Short exercise = Everything from the first line down to the line containing "0.9692, 0.9679, 0.9666];" is to be retyped exactly, both ends included, with pictures left out.

Dataset extract =

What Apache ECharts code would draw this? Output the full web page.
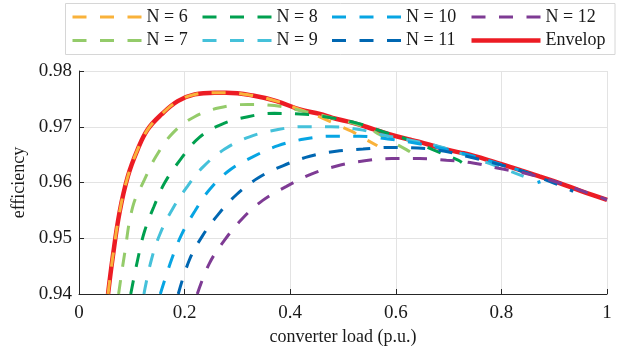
<!DOCTYPE html>
<html>
<head>
<meta charset="utf-8">
<script src="https://cdn.jsdelivr.net/npm/echarts@6/dist/echarts.min.js"></script>
<style>
html,body{margin:0;padding:0;background:#fff;}
#c{width:633px;height:351px;}
</style>
</head>
<body>
<div id="c"></div>
<script>
// ---- data ----
const xTicks = [0, 0.2, 0.4, 0.6, 0.8, 1];
const yTicks = [0.94, 0.95, 0.96, 0.97, 0.98];

const loadEnv = [0.055, 0.064, 0.0767, 0.0925, 0.111, 0.130, 0.156, 0.187, 0.219, 0.257, 0.279, 0.329, 0.374, 0.418, 0.456, 0.480, 0.519, 0.560, 0.601, 0.630, 0.645, 0.680, 0.720, 0.740, 0.800, 0.840, 0.872, 0.910, 0.950, 1.000];
const effEnv  = [0.9400, 0.9467, 0.9546, 0.9611, 0.9659, 0.9695, 0.9722, 0.9746, 0.9758, 0.9761, 0.9761, 0.9756, 0.9746, 0.9731, 0.9723, 0.9716, 0.9707, 0.9695, 0.9683, 0.9676, 0.9673, 0.9663, 0.9654, 0.9650, 0.9633, 0.9621, 0.9611, 0.9599, 0.9585, 0.9569];

const load6 = [0.055, 0.064, 0.0767, 0.0925, 0.111, 0.130, 0.156, 0.187, 0.219, 0.257, 0.279, 0.329, 0.374, 0.418, 0.440, 0.462, 0.490, 0.516, 0.540, 0.565];
const eff6  = [0.9400, 0.9467, 0.9546, 0.9611, 0.9659, 0.9695, 0.9722, 0.9746, 0.9758, 0.9761, 0.9761, 0.9756, 0.9746, 0.9731, 0.9724, 0.9715, 0.9703, 0.9692, 0.9679, 0.9666];

const load7 = [0.075, 0.086, 0.102, 0.124, 0.146, 0.178, 0.219, 0.266, 0.320, 0.370, 0.424, 0.470, 0.520, 0.550, 0.569, 0.595, 0.620, 0.630];
const eff7  = [0.9400, 0.9470, 0.9557, 0.9605, 0.9647, 0.9689, 0.9718, 0.9734, 0.9740, 0.9738, 0.9728, 0.9718, 0.9706, 0.9696, 0.9686, 0.9672, 0.9659, 0.9653];

const load8 = [0.098, 0.111, 0.124, 0.142, 0.162, 0.192, 0.228, 0.269, 0.320, 0.370, 0.418, 0.465, 0.525, 0.573, 0.623, 0.670, 0.718, 0.725];
const eff8  = [0.9400, 0.9461, 0.9512, 0.9557, 0.9599, 0.9641, 0.9681, 0.9704, 0.9718, 0.9724, 0.9723, 0.9718, 0.9707, 0.9692, 0.9677, 0.9659, 0.9640, 0.9636];

const load9 = [0.123, 0.137, 0.154, 0.178, 0.206, 0.235, 0.276, 0.323, 0.377, 0.424, 0.477, 0.531, 0.582, 0.632, 0.680, 0.727, 0.778, 0.820, 0.842];
const eff9  = [0.9400, 0.9461, 0.9509, 0.9554, 0.9594, 0.9628, 0.9660, 0.9682, 0.9695, 0.9700, 0.9700, 0.9695, 0.9684, 0.9675, 0.9665, 0.9651, 0.9634, 0.9619, 0.9611];

const load10 = [0.154, 0.175, 0.194, 0.219, 0.247, 0.285, 0.329, 0.377, 0.427, 0.478, 0.531, 0.585, 0.636, 0.683, 0.740, 0.800, 0.850, 0.866, 0.872];
const eff10  = [0.9400, 0.9461, 0.9506, 0.9548, 0.9587, 0.9622, 0.9646, 0.9666, 0.9678, 0.9683, 0.9683, 0.9678, 0.9671, 0.9662, 0.9649, 0.9632, 0.9617, 0.9610, 0.9598];

const load11 = [0.188, 0.209, 0.233, 0.263, 0.298, 0.339, 0.386, 0.437, 0.487, 0.538, 0.588, 0.642, 0.693, 0.734, 0.797, 0.850, 0.891, 0.915, 0.936];
const eff11  = [0.9400, 0.9461, 0.9503, 0.9542, 0.9578, 0.9608, 0.9630, 0.9647, 0.9656, 0.9660, 0.9663, 0.9662, 0.9656, 0.9647, 0.9632, 0.9617, 0.9602, 0.9593, 0.9584];

const load12 = [0.224, 0.247, 0.276, 0.310, 0.348, 0.393, 0.440, 0.490, 0.541, 0.592, 0.645, 0.696, 0.746, 0.797, 0.847, 0.904, 0.950, 1.000];
const eff12  = [0.9400, 0.9455, 0.9497, 0.9536, 0.9568, 0.9593, 0.9615, 0.9630, 0.9639, 0.9643, 0.9643, 0.9640, 0.9635, 0.9625, 0.9616, 0.9601, 0.9586, 0.9569];

const seriesNames = ['N = 6', 'N = 7', 'N = 8', 'N = 9', 'N = 10', 'N = 11', 'N = 12', 'Envelop'];
const seriesColors = ['#F9B23A', '#94CB6A', '#00A04F', '#45C1DA', '#07A5E3', '#0067B2', '#7E3B94', '#EC1C24'];

// ---- build ----
const zip = (xs, ys) => xs.map((x, i) => [x, ys[i]]);
const curves = [
  zip(load6, eff6), zip(load7, eff7), zip(load8, eff8), zip(load9, eff9),
  zip(load10, eff10), zip(load11, eff11), zip(load12, eff12), zip(loadEnv, effEnv)
];

const FONT = '"Liberation Serif", "Times New Roman", serif';
const DASH_ICON = 'path://M0,0h14v3h-14z M27.5,0h14v3h-14z M55,0h14v3h-14z';
const SOLID_ICON = 'path://M0,0h69v4.5h-69z';

const series = curves.map((d, i) => {
  const isEnv = i === 7;
  return {
    name: seriesNames[i],
    type: 'line',
    data: d,
    symbol: 'none',
    showSymbol: false,
    smooth: 0.4,
    clip: true,
    z: isEnv ? 2 : 3,
    lineStyle: {
      color: seriesColors[i],
      width: isEnv ? 4.5 : 3,
      type: isEnv ? 'solid' : [14, 13.5],
      cap: 'butt'
    },
    itemStyle: { color: seriesColors[i] },
    emphasis: { disabled: true },
    animation: false
  };
});

const legendCols = [
  { left: 72.5, data: ['N = 6', 'N = 7'] },
  { left: 202.5, data: ['N = 8', 'N = 9'] },
  { left: 332, data: ['N = 10', 'N = 11'] },
  { left: 471.5, data: ['N = 12', 'Envelop'] }
];
const legends = legendCols.map(c => ({
  orient: 'vertical',
  left: c.left,
  top: 8,
  padding: 0,
  itemWidth: 69,
  itemHeight: 14,
  itemGap: 5.5,
  selectedMode: false,
  data: c.data.map(n => ({
    name: n,
    icon: n === 'Envelop' ? SOLID_ICON : DASH_ICON,
    itemStyle: { color: seriesColors[seriesNames.indexOf(n)], borderWidth: 0 },
    lineStyle: { width: 0, opacity: 0 }
  })),
  itemStyle: { borderWidth: 0 },
  textStyle: { fontFamily: FONT, fontSize: 18, color: '#1a1a1a', lineHeight: 18 }
}));

const chart = echarts.init(document.getElementById('c'), null, { renderer: 'canvas' });
chart.setOption({
  animation: false,
  backgroundColor: '#ffffff',
  grid: { left: 79, right: 26, top: 71, bottom: 57, containLabel: false },
  legend: legends,
  graphic: [{
    type: 'rect',
    shape: { x: 65.5, y: 3.5, width: 549.5, height: 51 },
    style: { fill: '#ffffff', stroke: '#D6D6D6', lineWidth: 1 },
    z: -1, silent: true
  }],
  xAxis: {
    type: 'value',
    min: xTicks[0], max: xTicks[xTicks.length - 1], interval: 0.2,
    name: 'converter load (p.u.)',
    nameLocation: 'middle',
    nameGap: 34,
    nameTextStyle: { fontFamily: FONT, fontSize: 18, color: '#1a1a1a' },
    axisLine: { show: true, lineStyle: { color: '#262626', width: 1 } },
    axisTick: { show: true, inside: true, length: 5, lineStyle: { color: '#262626' } },
    axisLabel: { fontFamily: FONT, fontSize: 19, color: '#1a1a1a', margin: 10,
      formatter: v => String(Math.round(v * 10) / 10) },
    splitLine: { show: true, lineStyle: { color: '#E3E3E3', width: 1 } }
  },
  yAxis: {
    type: 'value',
    min: yTicks[0], max: yTicks[yTicks.length - 1], interval: 0.01,
    name: 'efficiency',
    nameLocation: 'middle',
    nameGap: 50,
    nameRotate: 90,
    nameTextStyle: { fontFamily: FONT, fontSize: 18, color: '#1a1a1a' },
    axisLine: { show: true, lineStyle: { color: '#262626', width: 1 } },
    axisTick: { show: true, inside: true, length: 5, lineStyle: { color: '#262626' } },
    axisLabel: { fontFamily: FONT, fontSize: 19, color: '#1a1a1a', margin: 7,
      formatter: v => v.toFixed(2) },
    splitLine: { show: true, lineStyle: { color: '#E3E3E3', width: 1 } }
  },
  series: series
});
</script>
</body>
</html>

Solution for this problem =
What Apache ECharts code would draw this? Output the full web page.
<!DOCTYPE html>
<html>
<head>
<meta charset="utf-8">
<script src="https://cdn.jsdelivr.net/npm/echarts@6/dist/echarts.min.js"></script>
<style>
html,body{margin:0;padding:0;background:#fff;}
#c{width:633px;height:351px;}
</style>
</head>
<body>
<div id="c"></div>
<script>
// ---- data ----
const xTicks = [0, 0.2, 0.4, 0.6, 0.8, 1];
const yTicks = [0.94, 0.95, 0.96, 0.97, 0.98];

const loadEnv = [0.055, 0.064, 0.0767, 0.0925, 0.111, 0.130, 0.156, 0.187, 0.219, 0.257, 0.279, 0.329, 0.374, 0.418, 0.456, 0.480, 0.519, 0.560, 0.601, 0.630, 0.645, 0.680, 0.720, 0.740, 0.800, 0.840, 0.872, 0.910, 0.950, 1.000];
const effEnv  = [0.9400, 0.9467, 0.9546, 0.9611, 0.9659, 0.9695, 0.9722, 0.9746, 0.9758, 0.9761, 0.9761, 0.9756, 0.9746, 0.9731, 0.9723, 0.9716, 0.9707, 0.9695, 0.9683, 0.9676, 0.9673, 0.9663, 0.9654, 0.9650, 0.9633, 0.9621, 0.9611, 0.9599, 0.9585, 0.9569];

const load6 = [0.055, 0.064, 0.0767, 0.0925, 0.111, 0.130, 0.156, 0.187, 0.219, 0.257, 0.279, 0.329, 0.374, 0.418, 0.440, 0.462, 0.490, 0.516, 0.540, 0.565];
const eff6  = [0.9400, 0.9467, 0.9546, 0.9611, 0.9659, 0.9695, 0.9722, 0.9746, 0.9758, 0.9761, 0.9761, 0.9756, 0.9746, 0.9731, 0.9724, 0.9715, 0.9703, 0.9692, 0.9679, 0.9666];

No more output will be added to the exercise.